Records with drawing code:
** BEGIN **
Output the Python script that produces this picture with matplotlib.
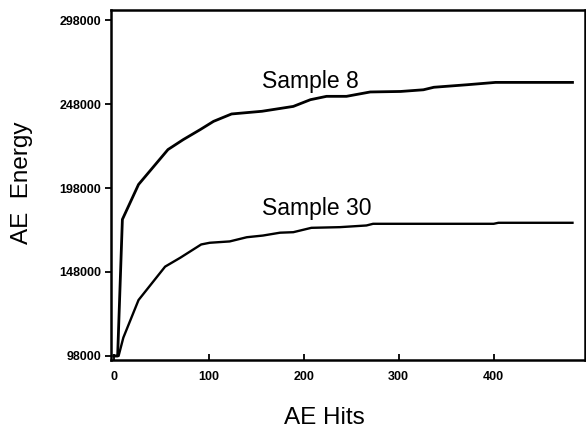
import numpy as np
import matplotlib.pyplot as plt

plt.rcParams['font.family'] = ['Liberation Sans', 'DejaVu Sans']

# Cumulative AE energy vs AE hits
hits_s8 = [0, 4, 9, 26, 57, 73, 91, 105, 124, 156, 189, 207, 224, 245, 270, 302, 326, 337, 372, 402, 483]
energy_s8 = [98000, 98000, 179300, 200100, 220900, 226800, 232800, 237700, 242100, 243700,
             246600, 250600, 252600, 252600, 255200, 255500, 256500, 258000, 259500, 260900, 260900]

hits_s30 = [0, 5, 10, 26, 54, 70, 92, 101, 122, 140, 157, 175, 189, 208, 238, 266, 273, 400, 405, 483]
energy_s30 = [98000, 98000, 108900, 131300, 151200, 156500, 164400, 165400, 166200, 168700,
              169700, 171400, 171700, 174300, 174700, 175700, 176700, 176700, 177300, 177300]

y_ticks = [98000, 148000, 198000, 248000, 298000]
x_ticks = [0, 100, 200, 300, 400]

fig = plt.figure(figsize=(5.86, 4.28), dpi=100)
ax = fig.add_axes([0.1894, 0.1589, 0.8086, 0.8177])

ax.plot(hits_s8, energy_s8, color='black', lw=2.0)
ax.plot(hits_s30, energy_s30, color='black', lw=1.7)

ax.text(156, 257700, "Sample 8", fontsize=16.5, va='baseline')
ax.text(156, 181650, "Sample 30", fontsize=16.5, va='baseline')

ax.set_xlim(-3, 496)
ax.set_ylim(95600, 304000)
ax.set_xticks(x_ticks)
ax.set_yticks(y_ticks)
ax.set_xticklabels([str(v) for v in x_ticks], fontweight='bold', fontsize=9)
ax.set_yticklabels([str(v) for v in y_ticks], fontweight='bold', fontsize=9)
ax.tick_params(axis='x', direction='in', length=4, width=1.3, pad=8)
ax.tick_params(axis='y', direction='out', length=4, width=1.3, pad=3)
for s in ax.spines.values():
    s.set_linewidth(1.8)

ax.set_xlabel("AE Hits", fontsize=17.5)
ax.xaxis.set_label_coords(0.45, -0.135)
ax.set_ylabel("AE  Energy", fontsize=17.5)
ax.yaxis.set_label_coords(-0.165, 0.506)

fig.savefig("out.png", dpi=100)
** END **
** BEGIN **
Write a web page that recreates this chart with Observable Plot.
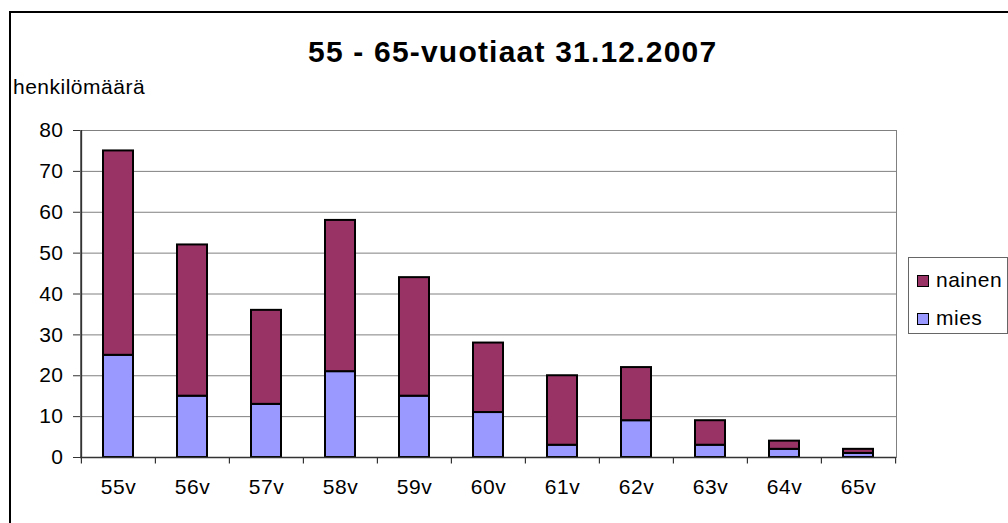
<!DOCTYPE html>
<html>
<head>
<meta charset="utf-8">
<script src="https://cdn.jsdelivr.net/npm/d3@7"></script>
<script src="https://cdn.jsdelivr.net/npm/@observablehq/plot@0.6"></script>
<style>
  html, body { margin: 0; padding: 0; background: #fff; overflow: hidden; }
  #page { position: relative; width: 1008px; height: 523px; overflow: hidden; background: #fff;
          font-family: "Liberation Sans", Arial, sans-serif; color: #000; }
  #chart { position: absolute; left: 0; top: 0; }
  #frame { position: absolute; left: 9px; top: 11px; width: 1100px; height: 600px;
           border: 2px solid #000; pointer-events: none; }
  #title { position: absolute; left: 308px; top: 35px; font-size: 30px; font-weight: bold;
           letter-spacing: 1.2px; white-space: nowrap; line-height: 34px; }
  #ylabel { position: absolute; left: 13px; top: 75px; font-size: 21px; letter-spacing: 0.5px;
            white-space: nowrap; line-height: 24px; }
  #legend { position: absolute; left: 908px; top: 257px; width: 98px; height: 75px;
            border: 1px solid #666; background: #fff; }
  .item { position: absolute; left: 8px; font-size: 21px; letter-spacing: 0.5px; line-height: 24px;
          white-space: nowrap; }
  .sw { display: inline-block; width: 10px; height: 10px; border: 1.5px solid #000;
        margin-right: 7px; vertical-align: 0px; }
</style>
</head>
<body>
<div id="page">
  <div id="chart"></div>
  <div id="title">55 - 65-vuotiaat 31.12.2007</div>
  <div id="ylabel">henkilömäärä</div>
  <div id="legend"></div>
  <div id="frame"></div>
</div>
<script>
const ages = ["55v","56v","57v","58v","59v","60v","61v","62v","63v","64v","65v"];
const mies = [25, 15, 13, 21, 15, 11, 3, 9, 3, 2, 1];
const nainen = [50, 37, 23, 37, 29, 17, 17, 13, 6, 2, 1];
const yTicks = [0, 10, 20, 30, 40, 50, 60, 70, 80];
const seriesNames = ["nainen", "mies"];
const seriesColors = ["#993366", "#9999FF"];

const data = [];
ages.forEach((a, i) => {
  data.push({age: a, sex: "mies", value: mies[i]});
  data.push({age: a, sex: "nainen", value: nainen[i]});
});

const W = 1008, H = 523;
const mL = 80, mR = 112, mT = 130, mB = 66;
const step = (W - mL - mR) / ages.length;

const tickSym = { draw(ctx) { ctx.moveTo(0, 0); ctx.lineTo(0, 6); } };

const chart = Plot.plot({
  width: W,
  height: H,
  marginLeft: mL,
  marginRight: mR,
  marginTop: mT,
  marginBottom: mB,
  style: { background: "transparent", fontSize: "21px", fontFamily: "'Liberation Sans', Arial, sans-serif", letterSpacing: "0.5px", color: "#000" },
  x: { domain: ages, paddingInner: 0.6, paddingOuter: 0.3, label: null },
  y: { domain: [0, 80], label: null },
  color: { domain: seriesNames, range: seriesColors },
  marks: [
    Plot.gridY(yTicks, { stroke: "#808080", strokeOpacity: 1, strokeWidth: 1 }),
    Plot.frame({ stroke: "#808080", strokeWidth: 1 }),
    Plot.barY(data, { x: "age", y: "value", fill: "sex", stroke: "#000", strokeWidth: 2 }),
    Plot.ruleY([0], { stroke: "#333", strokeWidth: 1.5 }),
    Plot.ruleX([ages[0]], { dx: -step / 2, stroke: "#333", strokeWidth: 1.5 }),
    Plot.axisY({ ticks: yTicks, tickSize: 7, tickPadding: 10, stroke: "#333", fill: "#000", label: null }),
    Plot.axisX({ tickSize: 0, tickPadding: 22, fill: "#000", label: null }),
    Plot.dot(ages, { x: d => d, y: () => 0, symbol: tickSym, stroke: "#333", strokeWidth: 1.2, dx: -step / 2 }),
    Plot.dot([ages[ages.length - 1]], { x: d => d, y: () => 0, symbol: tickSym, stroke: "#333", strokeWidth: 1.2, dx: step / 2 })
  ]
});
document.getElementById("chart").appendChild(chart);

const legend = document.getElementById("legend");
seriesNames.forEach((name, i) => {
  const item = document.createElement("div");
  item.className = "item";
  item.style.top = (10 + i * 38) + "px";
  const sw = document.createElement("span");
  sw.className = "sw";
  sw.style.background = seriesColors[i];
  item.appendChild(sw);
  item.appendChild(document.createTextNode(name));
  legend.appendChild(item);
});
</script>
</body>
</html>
** END **
** BEGIN **
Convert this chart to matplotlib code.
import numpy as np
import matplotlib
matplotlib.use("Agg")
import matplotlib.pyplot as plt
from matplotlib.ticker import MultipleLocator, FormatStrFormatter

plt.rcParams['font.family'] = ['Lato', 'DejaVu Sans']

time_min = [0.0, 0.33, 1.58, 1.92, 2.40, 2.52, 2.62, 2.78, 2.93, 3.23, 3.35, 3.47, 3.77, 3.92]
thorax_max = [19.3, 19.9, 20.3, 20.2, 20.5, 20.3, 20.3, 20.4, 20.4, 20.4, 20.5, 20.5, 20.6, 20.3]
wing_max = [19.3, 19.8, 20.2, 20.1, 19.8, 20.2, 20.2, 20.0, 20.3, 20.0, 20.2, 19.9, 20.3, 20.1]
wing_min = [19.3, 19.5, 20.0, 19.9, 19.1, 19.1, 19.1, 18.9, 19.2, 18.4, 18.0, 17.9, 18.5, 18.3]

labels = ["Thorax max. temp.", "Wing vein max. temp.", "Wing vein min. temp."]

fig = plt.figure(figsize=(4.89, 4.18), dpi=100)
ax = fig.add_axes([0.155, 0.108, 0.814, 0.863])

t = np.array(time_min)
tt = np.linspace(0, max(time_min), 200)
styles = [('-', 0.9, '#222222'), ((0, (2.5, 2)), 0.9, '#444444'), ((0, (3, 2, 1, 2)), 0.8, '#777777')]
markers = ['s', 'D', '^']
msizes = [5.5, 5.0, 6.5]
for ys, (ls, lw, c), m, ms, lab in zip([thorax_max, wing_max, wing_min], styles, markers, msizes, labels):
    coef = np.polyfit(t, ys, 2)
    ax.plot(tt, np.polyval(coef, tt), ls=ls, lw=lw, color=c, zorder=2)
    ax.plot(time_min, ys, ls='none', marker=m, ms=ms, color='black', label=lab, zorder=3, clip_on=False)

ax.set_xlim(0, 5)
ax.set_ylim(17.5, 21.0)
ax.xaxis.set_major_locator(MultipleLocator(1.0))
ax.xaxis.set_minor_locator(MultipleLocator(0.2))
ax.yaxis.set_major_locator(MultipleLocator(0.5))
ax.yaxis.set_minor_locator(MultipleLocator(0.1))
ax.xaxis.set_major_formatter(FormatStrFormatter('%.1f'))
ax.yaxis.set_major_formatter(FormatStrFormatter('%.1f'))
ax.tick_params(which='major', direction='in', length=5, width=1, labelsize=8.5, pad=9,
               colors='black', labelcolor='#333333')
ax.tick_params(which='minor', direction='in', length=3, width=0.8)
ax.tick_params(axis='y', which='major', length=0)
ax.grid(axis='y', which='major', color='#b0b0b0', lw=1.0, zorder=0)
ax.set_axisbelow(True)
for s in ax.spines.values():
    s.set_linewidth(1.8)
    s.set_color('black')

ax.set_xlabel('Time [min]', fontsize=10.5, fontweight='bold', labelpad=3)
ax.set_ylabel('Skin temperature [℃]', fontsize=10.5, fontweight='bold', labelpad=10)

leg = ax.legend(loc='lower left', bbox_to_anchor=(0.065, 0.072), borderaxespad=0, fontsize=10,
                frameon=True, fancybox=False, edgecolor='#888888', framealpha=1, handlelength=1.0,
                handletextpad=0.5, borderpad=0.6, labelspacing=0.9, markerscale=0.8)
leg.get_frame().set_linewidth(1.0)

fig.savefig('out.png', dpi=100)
** END **
Pull out every line containing "page".

Write a web page that recreates this chart with Observable Plot.
  #page { position: relative; width: 1008px; height: 523px; overflow: hidden; background: #fff;
<div id="page">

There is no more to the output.